As the discussion wound down, we started talking in general terms about inheritance. The majority of the group responded the same way: “They know it’s coming.” This prompted me to ask my crucial question; “Have any of your kids met with your financial advisor?”
I was met with dead silence, all looking at one another around the table. I was shocked to find that none of these future millennial millionaires has met with their parent’s financial advisor.
What does this mean for what is expected to be the greatest wealth transfer in human history? The estimates range from $30 trillion to $70 trillion transferring to younger generations in the coming years. By the time Alexandria Ocasio-Cortez turns 50, millennials will be the wealthiest generation ever. Not to mention, many of these clients’ children are wealthy in their own right and have high COI potential.
Who is going to advise them on managing their wealth? A Robo-advisor? Or… will it be you or a junior advisor on your team? It better be you and your team!
I know you’ve heard all this before, and you’re probably sick of hearing your firm broadcasting about this opportunity. Our research tells us that over 60% of affluent clients report that their financial advisor has never expressed an interest in working with their children. The same children that will become heirs of their parents’ estate and future affluent clients.
That’s not a good indicator. Too many advisors are not making an effort to put themselves in a position to capitalize on this massive transfer of wealth. So, let’s take a coaching tip from hockey’s great Wayne Gretzky — let’s skate to where the (affluent) puck is going to be.
Your task is relatively simple for veteran advisors leading wealth management teams; assign your junior advisor(s) to meet with all the children (college age or older) of your affluent clients. Many of them will not have significant assets yet, but some will, and most will eventually.
If you want to prioritize your list, look at three critical areas:
- Inheritance Potential – a measure of this person’s inheritance potential, including the parents’ assets, number of heirs, and spending habits.
- Current Income – some of your clients’ children are high-income earners already. There is a little guesswork involved here. (Sidebar: LinkedIn is a tremendous tool for finding client family members and viewing their job titles.)

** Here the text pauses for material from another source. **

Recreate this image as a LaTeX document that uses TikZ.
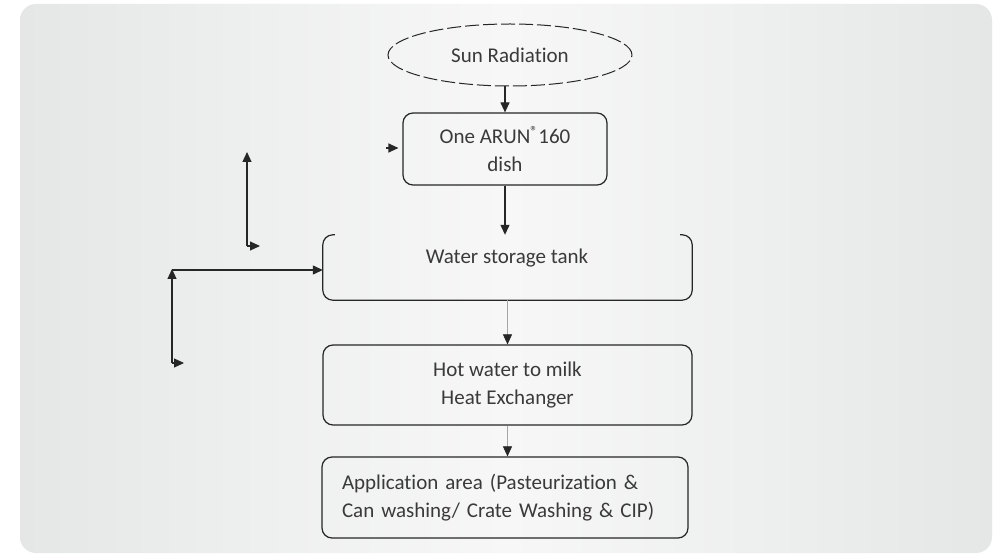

- COI Potential – assessing their current ability to connect you with potential clients.
This initiative isn’t just about making money. It’s doing the right thing for your affluent clients, guiding their adult children to the best of your ability, and helping your junior advisor generate some business in the meantime. This is solidifying your legacy as an outstanding client-centric financial professional.
Go beyond simply assigning a junior advisor to this task; make it a priority. Let the parents know why and who will be contacting their children, track the activity, and make sure you’re debriefed after every next-generation meeting. We’ve even had advisors report to us that clients have asked if they could meet with the children of a close friend after a next-generation meeting.
If you’re not a Boomer advisor, you still have a tremendous opportunity, but it requires some homework. This involves identifying the next generation of affluent families in your community. While this might appear daunting at first, odds are you already know a lot of these future millionaires.
Your challenge, and opportunity, is to approach each individual as though they’re an ideal prospect — a future affluent client. Granted, many might not yet qualify, but it’s important to remember that your overall objective is to make a connection.
Much like a farmer, you’re planting seeds, fertilizing them, and preparing for a BIG harvest. This is the opportunity for financial advisors who are willing to keep skating to where the assets are going to be.